DS: If you get elected as mayor, or even if not, where do you see Newark five years from now?

RB: You see that downtown is already moving forward. So the market forces are dictating. Newark is an international city. We have to begin branding it that way. Thirty million people are coming to Newark every year. They've got to stay and be a part of the economy of the city. Some may come and stay permanently. We have to make sure we build up our college community. So I see Newark as an international destination. We have the largest seaport in the state and fourth largest in the country. We already have international business in our city, more than most cities in America. Our job is to make it a reality.

Walter Elliott: The way development is being attracted and set in the city is by the way of tax abatement and PILOT. Are you planning to have someone look at the PILOT and tax abatements?

RB: The cities that are growing are not the cities that are attracting big box industries, or cities that attracted arenas. Look at Detroit. Detroit has all these sports teams and they went bankrupt. All these outside entities do not anticipate municipal economic growth. Cities like Pittsburgh, San Antonio, and Denver are experiencing growth within what they can do best. They took the universities and turned them into science and technology universities, with research and began expanding that way. Newark is definitely regaining ground. Newark has some of the best technological infrastructure under the ground (fiber optics) that are an attraction for some of the outside companies to come to Newark.

WE: Do you see an opportunity to review, change or reform minority women owned small businesses?

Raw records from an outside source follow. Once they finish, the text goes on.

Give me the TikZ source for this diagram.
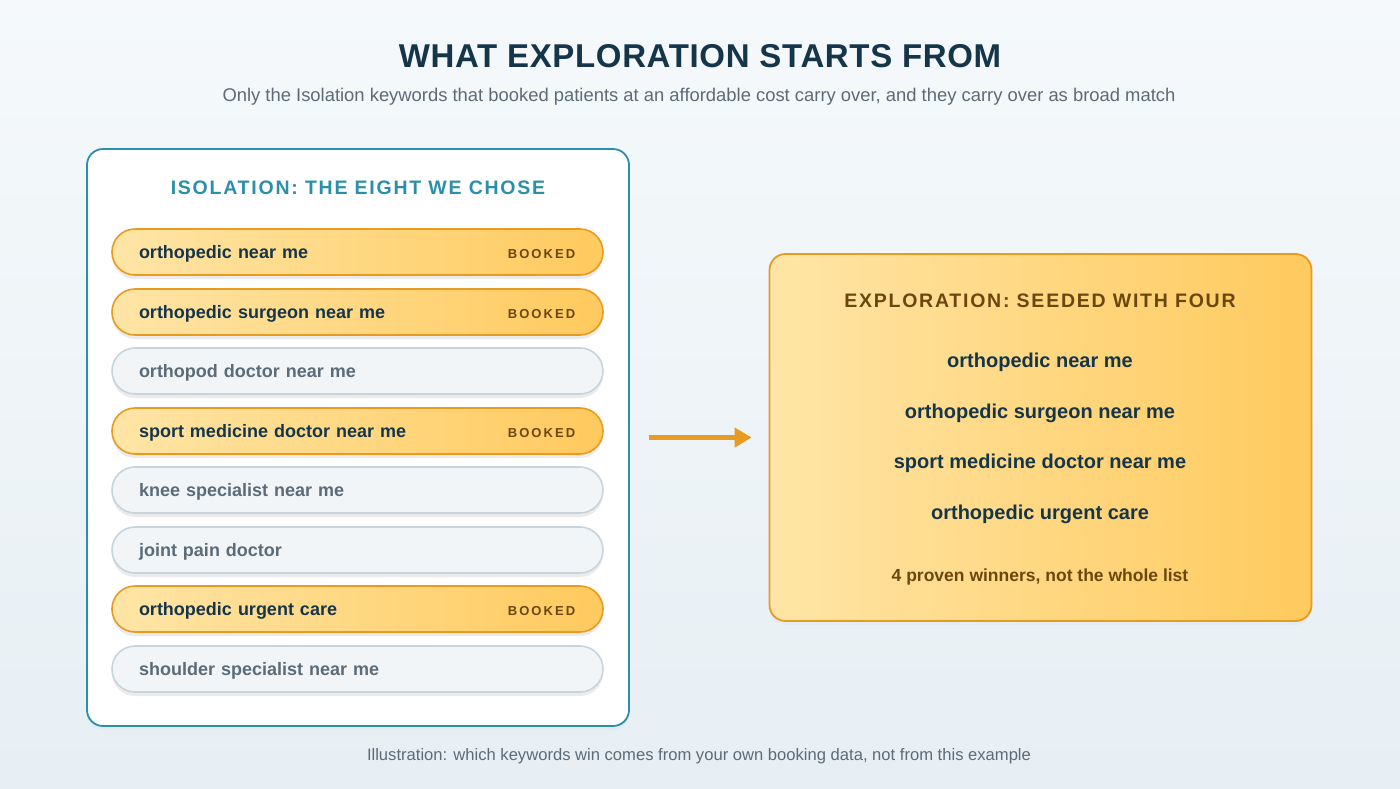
\documentclass[tikz,border=0pt]{standalone}
\usepackage{fontspec}
\setmainfont{Liberation Sans}
\newfontfamily\titlefont[LetterSpace=2]{Liberation Sans}
\newfontfamily\spacedfont[LetterSpace=9]{Liberation Sans}
\newfontfamily\bookedfont[LetterSpace=16]{Liberation Sans}
\usetikzlibrary{shadows,arrows.meta}
\definecolor{ink}{HTML}{15364A}
\definecolor{greytext}{HTML}{5B6B78}
\definecolor{teal}{HTML}{2A90AA}
\definecolor{amber}{HTML}{E89B20}
\definecolor{brown}{HTML}{6B4710}
\definecolor{goldlight}{HTML}{FFE5A6}
\definecolor{golddark}{HTML}{FFCA5E}
\definecolor{pillgrey}{HTML}{F1F5F7}
\definecolor{pilledge}{HTML}{C8D4DC}
\definecolor{bgtop}{HTML}{F5F9FB}
\definecolor{bgbottom}{HTML}{E7EFF4}
\tikzset{
  panelshadow/.style={drop shadow={shadow xshift=0pt,shadow yshift=-4pt,opacity=0.12,fill=teal!40}},
  pill/.style={rounded corners=23pt,minimum width=491pt,minimum height=46pt,
    text width=437pt,text height=17pt,text depth=5pt,align=left,inner xsep=27pt,line width=1.6pt,font=\bfseries\fontsize{18}{20}\selectfont,
    drop shadow={shadow xshift=0pt,shadow yshift=-4pt,opacity=0.08,fill=black}},
  booked/.style={pill,draw=amber,left color=goldlight,right color=golddark,text=ink},
  unbooked/.style={pill,draw=pilledge,fill=pillgrey,text=greytext},
  tag/.style={anchor=east,text=brown,font=\bookedfont\bfseries\fontsize{13}{15}\selectfont},
  winner/.style={text=ink,font=\bfseries\fontsize{20}{22}\selectfont},
  flow/.style={-{Triangle[length=17pt,width=19pt]},amber,line width=5pt}
}
\begin{document}
\begin{tikzpicture}[x=1pt,y=-1pt]
% Fond
\useasboundingbox (0,0) rectangle (1400,788);
\shade[top color=bgtop,bottom color=bgbottom] (0,0) rectangle (1400,788);
% Titre
\node[text=ink,font=\titlefont\bfseries\fontsize{33}{36}\selectfont] (title) at (700,56) {WHAT EXPLORATION STARTS FROM};
\node[text=greytext,font=\fontsize{18.4}{21}\selectfont] (subtitle) at (699,97) {Only the Isolation keywords that booked patients at an affordable cost carry over, and they carry over as broad match};
% Isolation
\node[draw=teal,line width=1.8pt,fill=white,rounded corners=16pt,minimum width=542pt,minimum height=577pt,panelshadow] (iso) at (358,437.5) {};
\node[text=teal,font=\spacedfont\bfseries\fontsize{19.5}{22}\selectfont] (isohead) at (358,188) {ISOLATION: THE EIGHT WE CHOSE};
\node[booked] (k1) at (357.5,252) {orthopedic near me};
\node[tag] at ([xshift=-25pt,yshift=-2pt]k1.east) {BOOKED};
\node[booked] (k2) at (357.5,312) {orthopedic surgeon near me};
\node[tag] at ([xshift=-25pt,yshift=-2pt]k2.east) {BOOKED};
\node[unbooked] (k3) at (357.5,371) {orthopod doctor near me};
\node[booked] (k4) at (357.5,431) {sport medicine doctor near me};
\node[tag] at ([xshift=-25pt,yshift=-2pt]k4.east) {BOOKED};
\node[unbooked] (k5) at (357.5,490) {knee specialist near me};
\node[unbooked] (k6) at (357.5,550) {joint pain doctor};
\node[booked] (k7) at (357.5,609) {orthopedic urgent care};
\node[tag] at ([xshift=-25pt,yshift=-2pt]k7.east) {BOOKED};
\node[unbooked] (k8) at (357.5,669) {shoulder specialist near me};
% Exploration
\node[draw=amber,line width=1.8pt,left color=goldlight,right color=golddark,rounded corners=16pt,minimum width=542pt,minimum height=367pt,panelshadow] (expl) at (1040.5,437.5) {};
\node[text=brown,font=\spacedfont\bfseries\fontsize{19.5}{22}\selectfont] (explhead) at (1040,301) {EXPLORATION: SEEDED WITH FOUR};
\node[winner] (w1) at (1040,362) {orthopedic near me};
\node[winner] (w2) at (1040,413) {orthopedic surgeon near me};
\node[winner] (w3) at (1040,463) {sport medicine doctor near me};
\node[winner] (w4) at (1040,514) {orthopedic urgent care};
\node[text=brown,font=\bfseries\fontsize{17.5}{20}\selectfont] (explnote) at (1040,577) {4 proven winners, not the whole list};
% Fleche
\draw[flow,shorten <=19pt,shorten >=17pt] (iso.east) -- (expl.west);
% Legende
\node[text=greytext,font=\fontsize{16.6}{19}\selectfont] (caption) at (699,756) {Illustration: which keywords win comes from your own booking data, not from this example};
\end{tikzpicture}
\end{document}
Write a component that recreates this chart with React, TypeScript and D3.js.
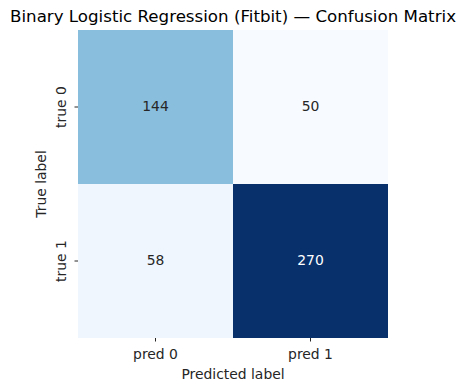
import React, { useRef, useEffect } from 'react';
import * as d3 from 'd3';

const rowLabels = ['true 0', 'true 1'];
const colLabels = ['pred 0', 'pred 1'];
const counts = [
  [144, 50],
  [58, 270],
];
const blues = ['#f7fbff', '#deebf7', '#c6dbef', '#9ecae1', '#6baed6', '#4292c6', '#2171b5', '#08519c', '#08306b'];

export default function App() {
  const ref = useRef<SVGSVGElement>(null);

  useEffect(() => {
    const svg = d3.select(ref.current);
    svg.selectAll('*').remove();
    const width = 466, height = 391;
    const left = 78, right = 388, top = 30, bottom = 338;
    const font = 'DejaVu Sans, sans-serif';
    const fs = 13.9;

    const x = d3.scaleBand().domain(colLabels).range([left, right]);
    const y = d3.scaleBand().domain(rowLabels).range([top, bottom]);

    const flat = counts.flat();
    const lo = d3.min(flat)!, hi = d3.max(flat)!;
    const color = d3.scaleLinear<string>()
      .domain(blues.map((_, i) => lo + (hi - lo) * i / (blues.length - 1)))
      .range(blues)
      .interpolate(d3.interpolateRgb);

    const cells = counts.flatMap((row, i) => row.map((v, j) => ({ r: rowLabels[i], c: colLabels[j], v })));

    svg.append('rect').attr('width', width).attr('height', height).attr('fill', '#fff');

    svg.selectAll('.cell')
      .data(cells)
      .join('rect')
      .attr('class', 'cell')
      .attr('x', d => x(d.c)!)
      .attr('y', d => y(d.r)!)
      .attr('width', x.bandwidth())
      .attr('height', y.bandwidth())
      .attr('fill', d => color(d.v));

    svg.selectAll('.annot')
      .data(cells)
      .join('text')
      .attr('class', 'annot')
      .attr('x', d => x(d.c)! + x.bandwidth() / 2)
      .attr('y', d => y(d.r)! + y.bandwidth() / 2)
      .attr('dy', '0.3em')
      .attr('text-anchor', 'middle')
      .attr('font-family', font)
      .attr('font-size', fs)
      .attr('fill', d => (d.v - lo) / (hi - lo) > 0.6 ? '#fff' : '#262626')
      .text(d => d.v);

    const xAxis = svg.append('g')
      .attr('transform', `translate(0,${bottom})`)
      .call(d3.axisBottom(x).tickSize(3.5).tickPadding(4));
    xAxis.select('.domain').remove();
    xAxis.selectAll('text').attr('font-family', font).attr('font-size', fs).attr('fill', '#262626')
      .attr('y', 21).attr('dy', 0);
    xAxis.selectAll('line').attr('stroke', '#262626');

    const yAxis = svg.append('g')
      .attr('transform', `translate(${left},0)`)
      .call(d3.axisLeft(y).tickSize(3.5).tickPadding(4));
    yAxis.select('.domain').remove();
    yAxis.selectAll('line').attr('stroke', '#262626');
    yAxis.selectAll('text')
      .attr('font-family', font).attr('font-size', fs).attr('fill', '#262626')
      .attr('text-anchor', 'middle')
      .attr('x', 0).attr('dy', 0)
      .attr('transform', 'translate(-12,0) rotate(-90)');

    svg.append('text')
      .attr('x', (left + right) / 2).attr('y', 379)
      .attr('text-anchor', 'middle')
      .attr('font-family', font).attr('font-size', fs).attr('fill', '#262626')
      .text('Predicted label');

    svg.append('text')
      .attr('transform', `translate(46,${(top + bottom) / 2}) rotate(-90)`)
      .attr('text-anchor', 'middle')
      .attr('font-family', font).attr('font-size', fs).attr('fill', '#262626')
      .text('True label');

    svg.append('text')
      .attr('x', (left + right) / 2).attr('y', 22)
      .attr('text-anchor', 'middle')
      .attr('font-family', font).attr('font-size', 16.67).attr('fill', '#000')
      .text('Binary Logistic Regression (Fitbit) — Confusion Matrix');
  }, []);

  return <svg ref={ref} width={466} height={391} style={{ position: 'absolute', left: 0, top: 0 }} role="img" aria-label="Confusion matrix"></svg>;
}
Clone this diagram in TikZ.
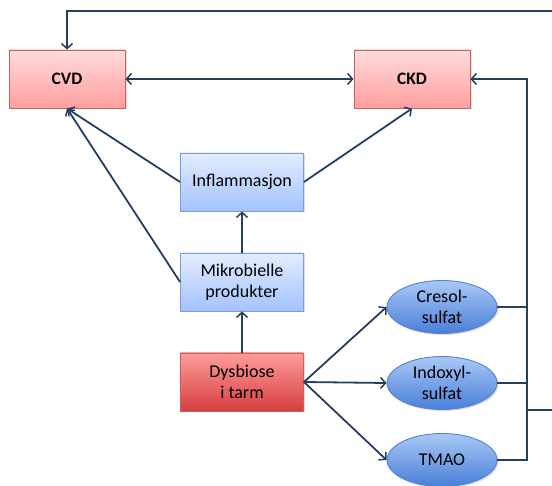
\documentclass[tikz,border=0pt]{standalone}
\usepackage{fontspec}
\setmainfont{Carlito}
\usetikzlibrary{arrows.meta,shapes.geometric,shadows}

\definecolor{linecol}{HTML}{243F60}
\definecolor{redtop}{HTML}{FFDCDC}
\definecolor{redbot}{HTML}{FF9E9E}
\definecolor{redline}{HTML}{C9605C}
\definecolor{dredtop}{HTML}{FF9C9C}
\definecolor{dredbot}{HTML}{D63F3F}
\definecolor{bluetop}{HTML}{E3EDFF}
\definecolor{bluebot}{HTML}{A4C2FD}
\definecolor{blueline}{HTML}{7D9DD0}
\definecolor{elltop}{HTML}{A9C8F6}
\definecolor{ellbot}{HTML}{4A7FD8}
\definecolor{ellline}{HTML}{5485CC}

\tikzset{
  base/.style={font=\fontsize{18}{21}\selectfont, align=center, inner sep=0pt,
    drop shadow={shadow xshift=1.5pt, shadow yshift=-1.5pt, opacity=0.25}},
  redbox/.style={base, rectangle, draw=redline, line width=0.9pt,
    top color=redtop, bottom color=redbot, minimum width=116pt, minimum height=58pt,
    font=\fontsize{17.5}{20}\selectfont\bfseries},
  dredbox/.style={base, rectangle, draw=redline, line width=0.9pt,
    top color=dredtop, bottom color=dredbot, minimum width=123pt, minimum height=58pt},
  bluebox/.style={base, rectangle, draw=blueline, line width=0.9pt,
    top color=bluetop, bottom color=bluebot, minimum width=123pt, minimum height=58pt},
  toxin/.style={base, ellipse, draw=ellline, line width=0.9pt,
    top color=elltop, bottom color=ellbot, minimum width=110pt, minimum height=53pt},
  conn/.style={draw=linecol, line width=1.8pt},
  arr/.style={conn, -{Straight Barb[length=5pt,width=11pt,line width=1.5pt]}},
  darr/.style={conn, {Straight Barb[length=5pt,width=11pt,line width=1.5pt]}-{Straight Barb[length=5pt,width=11pt,line width=1.5pt]}}
}

\begin{document}
\begin{tikzpicture}[x=1pt,y=-1pt]
  \useasboundingbox (0,0) rectangle (552,486);

  % boxes
  \node[redbox] (cvd) at (67,79) {CVD};
  \node[redbox] (ckd) at (412,79) {CKD};
  \node[bluebox] (inflam) at (242,182) {Inflammasjon};
  \node[bluebox] (mikro) at (242,282) {Mikrobielle\\produkter};
  \node[dredbox] (dysbiose) at (242,382) {Dysbiose\\i tarm};
  \node[toxin] (cresol) at (442,307) {Cresol-\\sulfat};
  \node[toxin] (indoxyl) at (442,383) {Indoxyl-\\sulfat};
  \node[toxin] (tmao) at (442,460) {TMAO};

  % bus on the right
  \coordinate (bus) at (527,79);
  \coordinate (bend) at (558,410);
  \coordinate (top) at (558,11);

  % connectors
  \draw[darr] (cvd.east) -- (ckd.west);
  \draw[arr] (inflam.west) -- (cvd.south);
  \draw[arr] (mikro.west) -- (cvd.south);
  \draw[arr] (inflam.east) -- (ckd.south);
  \draw[arr] (mikro.north) -- (inflam.south);
  \draw[arr] (dysbiose.north) -- (mikro.south);
  \draw[arr] (dysbiose.east) -- (cresol.west);
  \draw[arr] (dysbiose.east) -- (indoxyl.west);
  \draw[arr] (dysbiose.east) -- (tmao.west);
  \draw[arr] (tmao.east) -| (bus) -- (ckd.east);
  \draw[conn] (cresol.east) -- (cresol.east -| bus);
  \draw[conn] (indoxyl.east) -- (indoxyl.east -| bus);
  \draw[arr] (bus |- bend) -- (bend) -- (top) -| (cvd.north);
\end{tikzpicture}
\end{document}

RB: I have sponsored legislation in three years, twice as much as what they have done in eight years. It's not only about hiring a certain percentage of Newarkers, but a certain percentage throughout the job. As long as the job is going on, in every field of the job they have to have a certain percentage from this community. All those ordinances are not being enforced, so you need a mayor to enforce it. Like, if Mr. Jeffries complains about the council, but the council cannot fix the problems, then he should run for council to fix the problem. But he knows the power of the city lies in the office of the mayor. That is why we are seeking to get the office of the mayor. The ward's problem is the city's problem.